Although I feel strongly that a public school should never be identified with any one religion, I tend to think a church group has as much right to rent space in a public building as a theater group has. Further complicating my analysis of this question is that I come to it as a parent of public school students. A desire for diversity drove my thinking as I chose the schools my children attend; I don't want their schools to be identified with any church.
In New York City where I live, many Roman Catholic parishes are closing. Why?

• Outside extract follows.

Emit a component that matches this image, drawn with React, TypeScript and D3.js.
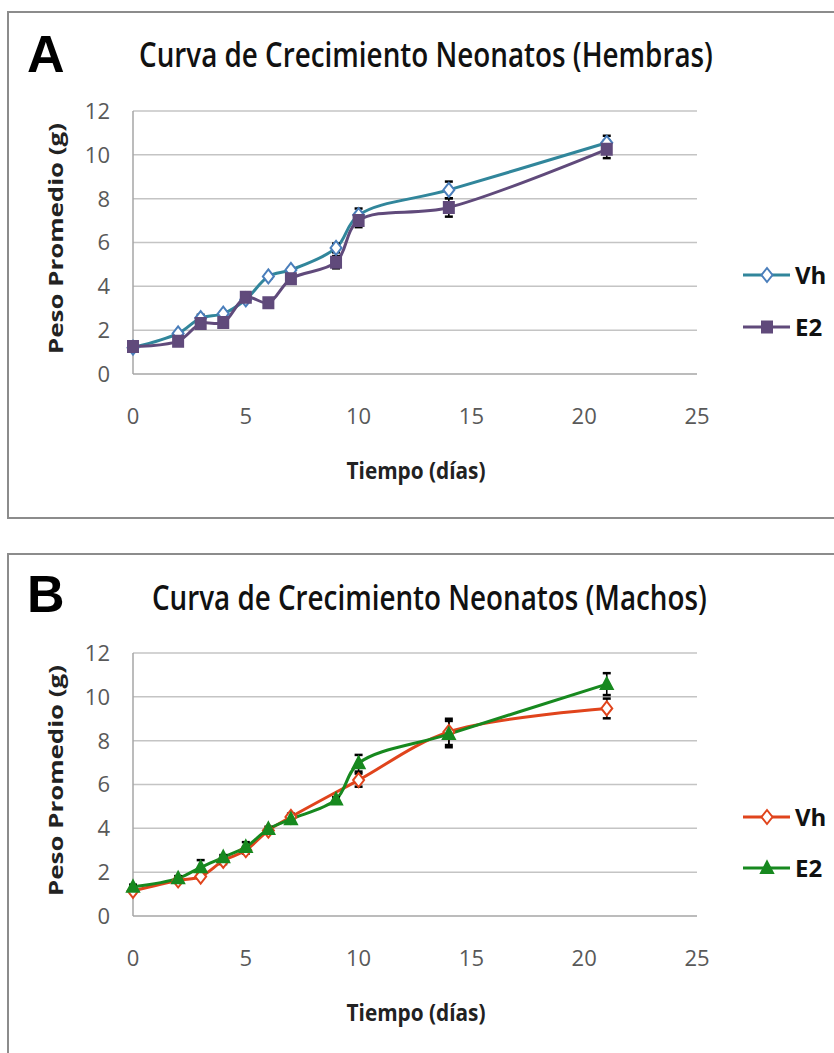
import React from "react";
import * as d3 from "d3";

// days measured
const daysA = [0, 2, 3, 4, 5, 6, 7, 9, 10, 14, 21];
const vhA = [1.2, 1.85, 2.55, 2.75, 3.4, 4.45, 4.75, 5.75, 7.25, 8.4, 10.55];
const vhAErr = [0.1, 0.1, 0.15, 0.1, 0.1, 0.1, 0.1, 0.2, 0.3, 0.38, 0.32];
const e2A = [1.25, 1.5, 2.3, 2.35, 3.5, 3.25, 4.35, 5.1, 7.0, 7.6, 10.25];
const e2AErr = [0.1, 0.1, 0.1, 0.1, 0.1, 0.1, 0.15, 0.28, 0.3, 0.42, 0.4];

const daysVhB = [0, 2, 3, 4, 5, 6, 7, 10, 14, 21];
const vhB = [1.15, 1.62, 1.8, 2.52, 3.0, 3.9, 4.52, 6.2, 8.4, 9.47];
const vhBErr = [0.1, 0.1, 0.1, 0.15, 0.15, 0.1, 0.15, 0.3, 0.6, 0.45];
const daysE2B = [0, 2, 3, 4, 5, 6, 7, 9, 10, 14, 21];
const e2B = [1.33, 1.72, 2.22, 2.68, 3.15, 3.97, 4.42, 5.32, 6.97, 8.3, 10.58];
const e2BErr = [0.1, 0.1, 0.33, 0.1, 0.22, 0.1, 0.1, 0.1, 0.38, 0.6, 0.5];

const xTicks = [0, 5, 10, 15, 20, 25];
const yTicks = [0, 2, 4, 6, 8, 10, 12];
const seriesNames = ["Vh", "E2"];

const FONT = "'Open Sans', 'DejaVu Sans', sans-serif";

const diamond = "M0,-7L5.5,0L0,7L-5.5,0Z";
const square = "M-5,-5.5H5V5.5H-5Z";
const triangle = "M0,-6.5L6,5H-6Z";

// squeeze a text horizontally (along its run) so it takes `w` pixels
const fitText = (sel, x, y, w, rotate = 0) => {
  const natural = sel.node().getComputedTextLength() || w;
  const sx = w / natural;
  sel.attr("transform", `translate(${x},${y}) rotate(${rotate}) scale(${sx},1)`);
};

const App = () => {
  const ref = React.useRef(null);

  React.useEffect(() => {
    const svg = d3.select(ref.current);
    svg.selectAll("*").remove();

    const drawPanel = (p) => {
      const g = svg.append("g");
      // frame
      g.append("rect")
        .attr("x", 8).attr("y", p.top)
        .attr("width", 850).attr("height", p.boxH)
        .attr("fill", "#fff").attr("stroke", "#8c8c8c").attr("stroke-width", 2);

      const x = d3.scaleLinear().domain([0, 25]).range([133, 697]);
      const y = d3.scaleLinear().domain([0, 12]).range([p.y0, p.y0 - 263]);

      // gridlines
      g.append("g").selectAll("line")
        .data(yTicks.filter((t) => t > 0))
        .join("line")
        .attr("x1", x(0)).attr("x2", x(25))
        .attr("y1", (d) => y(d)).attr("y2", (d) => y(d))
        .attr("stroke", "#c4c4c4").attr("stroke-width", 1.5);
      g.append("line")
        .attr("x1", x(0)).attr("x2", x(25)).attr("y1", y(0)).attr("y2", y(0))
        .attr("stroke", "#a6a6a6").attr("stroke-width", 1.5);
      g.append("line")
        .attr("x1", x(0)).attr("x2", x(0)).attr("y1", y(0)).attr("y2", y(12))
        .attr("stroke", "#a6a6a6").attr("stroke-width", 1.5);

      // tick labels
      g.append("g").selectAll("text")
        .data(yTicks).join("text")
        .attr("x", 110).attr("y", (d) => y(d))
        .attr("dy", "0.36em")
        .attr("text-anchor", "end")
        .attr("font-family", FONT).attr("font-size", 22).attr("fill", "#595959")
        .text((d) => d);
      g.append("g").selectAll("text")
        .data(xTicks).join("text")
        .attr("x", (d) => x(d)).attr("y", y(0) + 42)
        .attr("dy", "0.36em")
        .attr("text-anchor", "middle")
        .attr("font-family", FONT).attr("font-size", 22).attr("fill", "#595959")
        .text((d) => d);

      // titles
      g.append("text")
        .attr("x", 27).attr("y", p.letterY)
        .attr("font-family", "'Liberation Sans', Arial, sans-serif")
        .attr("font-weight", "bold").attr("font-size", 52)
        .text(p.letter);
      const title = g.append("text")
        .attr("font-family", FONT).attr("font-weight", 600).attr("font-size", 35)
        .attr("fill", "#111")
        .text(p.title);
      fitText(title, p.titleX, p.titleY, p.titleW);

      const xt = g.append("text")
        .attr("text-anchor", "middle")
        .attr("font-family", FONT).attr("font-weight", "bold").attr("font-size", 24)
        .attr("fill", "#222")
        .text("Tiempo (días)");
      fitText(xt, 416, y(0) + 105, 139);

      const yt = g.append("text")
        .attr("text-anchor", "middle")
        .attr("font-family", FONT).attr("font-weight", "bold").attr("font-size", 20)
        .attr("fill", "#222")
        .text("Peso Promedio (g)");
      fitText(yt, 63, (y(0) + y(12)) / 2 - 4, 231, -90);

      const line = d3.line()
        .x((d) => x(d.day)).y((d) => y(d.v))
        .curve(d3.curveCatmullRom.alpha(0.5));

      p.series.forEach((s) => {
        const pts = s.days.map((day, i) => ({ day, v: s.values[i], e: s.err[i] }));
        g.append("path").datum(pts)
          .attr("d", line).attr("fill", "none")
          .attr("stroke", s.color).attr("stroke-width", 3);
        s.pts = pts;
      });

      // error bars
      p.series.forEach((s) => {
        const eb = g.append("g").attr("stroke", "#000").attr("stroke-width", 1.6);
        s.pts.forEach((d) => {
          eb.append("line")
            .attr("x1", x(d.day)).attr("x2", x(d.day))
            .attr("y1", y(d.v - d.e)).attr("y2", y(d.v + d.e));
          [d.v - d.e, d.v + d.e].forEach((v) => {
            eb.append("line")
              .attr("x1", x(d.day) - 4).attr("x2", x(d.day) + 4)
              .attr("y1", y(v)).attr("y2", y(v))
              .attr("stroke-width", 2.5);
          });
        });
      });

      // markers
      p.series.forEach((s) => {
        g.append("g").selectAll("path")
          .data(s.pts).join("path")
          .attr("transform", (d) => `translate(${x(d.day)},${y(d.v)})`)
          .attr("d", s.marker)
          .attr("fill", s.fill).attr("stroke", s.mstroke).attr("stroke-width", 2);
      });

      // legend
      p.series.forEach((s, i) => {
        const ly = p.legendY[i];
        const lg = g.append("g");
        lg.append("line")
          .attr("x1", 743).attr("x2", 790).attr("y1", ly).attr("y2", ly)
          .attr("stroke", s.color).attr("stroke-width", 3);
        lg.append("path")
          .attr("transform", `translate(767,${ly})`)
          .attr("d", s.marker)
          .attr("fill", s.fill).attr("stroke", s.mstroke).attr("stroke-width", 2);
        lg.append("text")
          .attr("x", 795).attr("y", ly).attr("dy", "0.36em")
          .attr("font-family", FONT).attr("font-weight", "bold").attr("font-size", 24)
          .attr("fill", "#111")
          .text(seriesNames[i]);
      });
    };

    drawPanel({
      top: 12, boxH: 506, y0: 374,
      letter: "A", letterY: 72,
      title: "Curva de Crecimiento Neonatos (Hembras)",
      titleX: 139, titleY: 67, titleW: 574,
      legendY: [275, 327],
      series: [
        { days: daysA, values: vhA, err: vhAErr, color: "#31869b", marker: diamond, fill: "#fff", mstroke: "#4a7ebb" },
        { days: daysA, values: e2A, err: e2AErr, color: "#604a7b", marker: square, fill: "#604a7b", mstroke: "#604a7b" },
      ],
    });

    drawPanel({
      top: 554, boxH: 560, y0: 916,
      letter: "B", letterY: 612,
      title: "Curva de Crecimiento Neonatos (Machos)",
      titleX: 152, titleY: 610, titleW: 555,
      legendY: [817, 868],
      series: [
        { days: daysVhB, values: vhB, err: vhBErr, color: "#e0441c", marker: diamond, fill: "#fff", mstroke: "#e0441c" },
        { days: daysE2B, values: e2B, err: e2BErr, color: "#17891f", marker: triangle, fill: "#17891f", mstroke: "#17891f" },
      ],
    });
  }, []);

  return (
    <svg
      ref={ref}
      width={834}
      height={1053}
      style={{ position: "absolute", left: 0, top: 0, background: "#fff" }}
    ></svg>
  );
};

export default App;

Money is the main cause. The choice of Catholics fed-up with hierarchy's response to the sexual abuse scandal and disgusted with its positions on gay marriage, women's ordination and contraception is beginning to get expensive. I believe we (Catholics) have barely begun to experience the full force of the fiscally ravaging effects of this great exodus. Many parents of young children now take part in parish life just long enough to ensure that their children prepare for first Holy Communion and, then, leave parish life. (Children can complete preparation for First Eucharist by seven or eight years of age.) A growing trend towards substituting time and talent (for financial contributions to parishes) increases lay participation -- which is a good thing, mostly -- but this practice is poised to take a big bite out of Sunday collections. As legislation creates increased opportunity for victims of pedophile priests to prevail in court, dioceses proven to have abetted predator priests stand to loose millions.
When dioceses are called upon to tighten their belts, poor parishes (not the Vatican City kickback) are the first to go. This is sad for many reasons, not the least of which is that it is poor families and the elderly who most need parish life. Many elderly New York City Catholics walk to daily mass and tithe beyond their means; for them, the closing (and "merging") of their parishes often marks the beginning of their lives as "homebound" Catholics.
What, then, becomes of the many lovely churches that sit empty in the wake of this religious austerity plan?
What an act of generosity it would be were the Archdiocese of New York and the Diocese of Brooklyn and Queens to offer these churches to religious groups who have recently lost their worship spaces in public school buildings!
Many shuttered Roman Catholic churches in New York City are fine works of contemporary, modern and Victorian architecture. They should not be razed. Nor should they remain empty and unused while our neighboring Christians are scrambling for somewhere to worship.
If the New York ad Brooklyn/Queens dioceses were to offer these spaces to churches in need of worship spaces, everyone would win. It is likely that congregations renting or borrowing the Catholic-owned spaces would, in time, be able and eager to help to maintain these structures; this gesture would be great for Roman Catholic public relations; and New York's Roman Catholic community would enjoy the chance to "throw down" in genuine good faith, with the kind of ecumenism that is spelled out in Pope Paul VI's 1965 Nostra Aetate:
Likewise, other religions found everywhere try to counter the restlessness of the human heart, each in its own manner, by proposing "ways," comprising teachings, rules of life, and sacred rites. The Catholic Church rejects nothing that is true and holy in these religions. She regards with sincere reverence those ways of conduct and of life, those precepts and teachings which, though differing in many aspects from the ones she holds and sets forth, nonetheless often reflect a ray of that Truth which enlightens all men....
New York's Catholics bishops should figure out how to share our surplus of sacred spaces in Christ's name, but I doubt they will; I think they'll prefer choose lucrative solutions over light-bearing ones. But I'd sure love to be wrong about this.